Daunting is likely a word that comes to mind when you think about the prospect of learning Mandarin. We can’t deny that confusing tones, complex characters and curious dialects make it tough to master, but it’s not impossible!

Living and working in China will give you the kind of immersion into the language you could never hope to achieve from a textbook and will make the learning process much easier and faster; by surrounding yourself by the language day in day out, you will soon pick up words you repeatedly see and hear.

Establish Your Aims for Learning Mandarin

All of our teachers go to China with different aims when it comes to learning Mandarin; some aim for fluency, while others wish to get a working knowledge and use it to get by. No matter what level you hope to achieve, it’s a good idea to arrange some formal lessons, at least for the first few weeks, so you can get to grips with the basic structure of the language and those all-important tones. Some schools offer their foreign teachers free weekly lessons, but if yours doesn’t it shouldn’t be too hard or expensive to get a private tutor. A good place to find one is at Universities, where there are often Chinese student teachers eager to practice teaching their language to foreigners. This also provides a great opportunity to make local friends and practice your language skills in a social setting.

When it comes to learning to read and write, finding a good tutor for the duration of your time in China will be a great investment. If you’re looking for something to work towards, consider taking the HSK exams; a series of 6 tests designed for non-native speakers who are learning Mandarin. On the other hand, if after getting to grips with the basics you decide to focus on learning the spoken language, practicing and absorbing as much as possible will be one of the most effective ways for you to improve.

Turn Your Students into Teachers

You will find that one of the best places to put what you’ve learnt into practice and improve your skills will be at work. Although your job is to teach your students, you can learn a lot from them; they will speak between themselves in Chinese and (depending on their ability) use it to ask you questions and talk to you. This is a great opportunity to practice and although it can be quite intimidating to begin with, you’ll soon find yourself picking up common phrases and understanding their questions. As well as your students, your colleagues will act as a useful resource; you will probably find that outside of the English department most teachers do not speak much English and will appreciate and support you learning Mandarin.

Take Taxi’s

As well as your colleagues, members of the public will be pleased to hear you speaking their language and will generally be very interested in you. It’s not uncommon for strangers to start jabbering away at you in Mandarin regardless of whether or not you can understand. There is no better example of this than taxi drivers; famous throughout China as chatterboxes, they will almost certainly interrogate you during the ride. Taxi drivers tend to have very strong accents and use slang you may not be familiar with, but given the size of most Chinese cities, the chances of meeting the same driver more than once are very slim, making them some of the best people to practice with.

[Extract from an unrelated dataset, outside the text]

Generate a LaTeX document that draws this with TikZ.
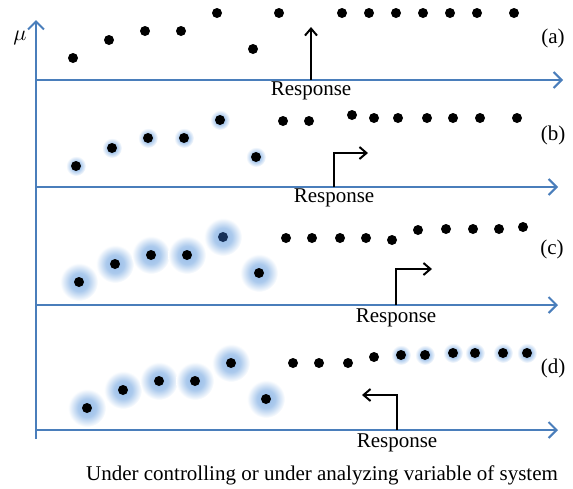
\documentclass[tikz,border=0pt]{standalone}
\usepackage{fontspec}
\setmainfont{Liberation Serif}
\usetikzlibrary{arrows.meta}
\definecolor{axisblue}{RGB}{74,126,187}
\definecolor{glowblue}{RGB}{150,188,232}
\definecolor{navy}{RGB}{22,48,88}
% soft halo round a point (25bp = edge of the shaded circle)
\pgfdeclareradialshading{glow}{\pgfpoint{0bp}{0bp}}{color(0bp)=(glowblue); color(12bp)=(glowblue!80!white); color(25bp)=(white); color(50bp)=(white)}
\tikzset{
  axis/.style={axisblue,line width=1pt,-{Straight Barb[length=4pt,width=8pt]}},
  jump/.style={black,line width=1pt,-{Straight Barb[length=3.5pt,width=6pt]}},
  lab/.style={font=\fontsize{10.5}{12}\selectfont,inner sep=0pt},
}
\begin{document}
\begin{tikzpicture}[x=0.5pt,y=-0.5pt]
\useasboundingbox (0,0) rectangle (573,488);
% axes
\coordinate (o) at (36,439);
\coordinate (top) at (36,20);
\draw[axis] (o) -- (top);
\node[lab] (mu) at (20,38) {$\mu$};
\foreach \name/\yy/\xe in {a/80/563,b/187/558,c/305/558,d/430/558} {
  \coordinate (\name0) at (36,\yy);
  \coordinate (\name1) at (\xe,\yy);
  \draw[axis] (\name0) -- (\name1);
}
% halos
\foreach \px/\py in {76/166,112/148,148/138,184/138,220/120,256/157,
                     401/355,425/355,453/353,475/353,503/353,527/353}
  \shade[shading=glow] (\px,\py) circle[radius=5pt];
\foreach \px/\py in {79/282,115/264,151/255,187/255,223/237,259/273,
                     87/408,123/390,159/381,195/381,231/363,266/399}
  \shade[shading=glow] (\px,\py) circle[radius=9.5pt];
% points
\foreach \px/\py in {73/58,109/40,145/31,181/31,217/13,253/49,279/13,342/13,
                     369/13,396/13,423/13,450/13,477/13,514/13,
                     76/166,112/148,148/138,184/138,220/120,256/157,283/121,
                     309/121,352/115,374/118,398/118,427/118,453/118,480/118,517/118,
                     79/282,115/264,151/255,187/255,259/273,286/238,312/238,
                     340/238,366/238,392/240,418/230,446/229,473/229,499/229,523/227,
                     87/408,123/390,159/381,195/381,231/363,266/399,293/363,319/363,
                     348/363,374/357,401/355,425/355,453/353,475/353,503/353,527/353}
  \fill (\px,\py) circle[radius=2.5pt];
\fill[navy] (223,237) circle[radius=2.5pt];
% response shifts
\coordinate (sa0) at (311,80);  \coordinate (sa1) at (311,27);
\coordinate (sb0) at (334,187); \coordinate (sb1) at (368,153);
\coordinate (sc0) at (396,305); \coordinate (sc1) at (432,269);
\coordinate (sd0) at (397,430); \coordinate (sd1) at (362,395);
\draw[jump] (sa0) -- (sa1);
\draw[jump] (sb0) |- (sb1);
\draw[jump] (sc0) |- (sc1);
\draw[jump] (sd0) |- (sd1);
\node[lab] (ra) at (311,91) {Response};
\node[lab] (rb) at (334,198) {Response};
\node[lab] (rc) at (396,318) {Response};
\node[lab] (rd) at (397,443) {Response};
% panel tags
\node[lab] (ta) at (553,38) {(a)};
\node[lab] (tb) at (553,135) {(b)};
\node[lab] (tc) at (552,249) {(c)};
\node[lab] (td) at (553,368) {(d)};
\node[lab] (xlab) at (322,475) {Under controlling or under analyzing variable of system};
\end{tikzpicture}
\end{document}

The more you try, the easier it gets and it’s extremely rewarding after a few months of learning Mandarin when you do eventually manage to hold a conversation that lasts longer than “ni hao”!

Use Technology

Often when you’re out and about you will come across characters you don’t recognise or know how to pronounce. Even this won’t be a problem if you download the app ‘Pleco’; a dictionary that speaks and defines characters from photos or your handwriting. As well as being a useful tool when you’re out and about with no internet access, it’s another great way to learn new words or perfect your tones!

Whether you aim for fluency, basic conversation or just the odd word, it’s important that you make some effort to pick up a bit of the language. Giving it a go is a great sign of respect to the local people, who will be happy to see you try, plus it will make your day to day life a lot easier! In the past, our teachers have proven that by working hard and taking every opportunity to practice, learning Mandarin is not as hard as it seems!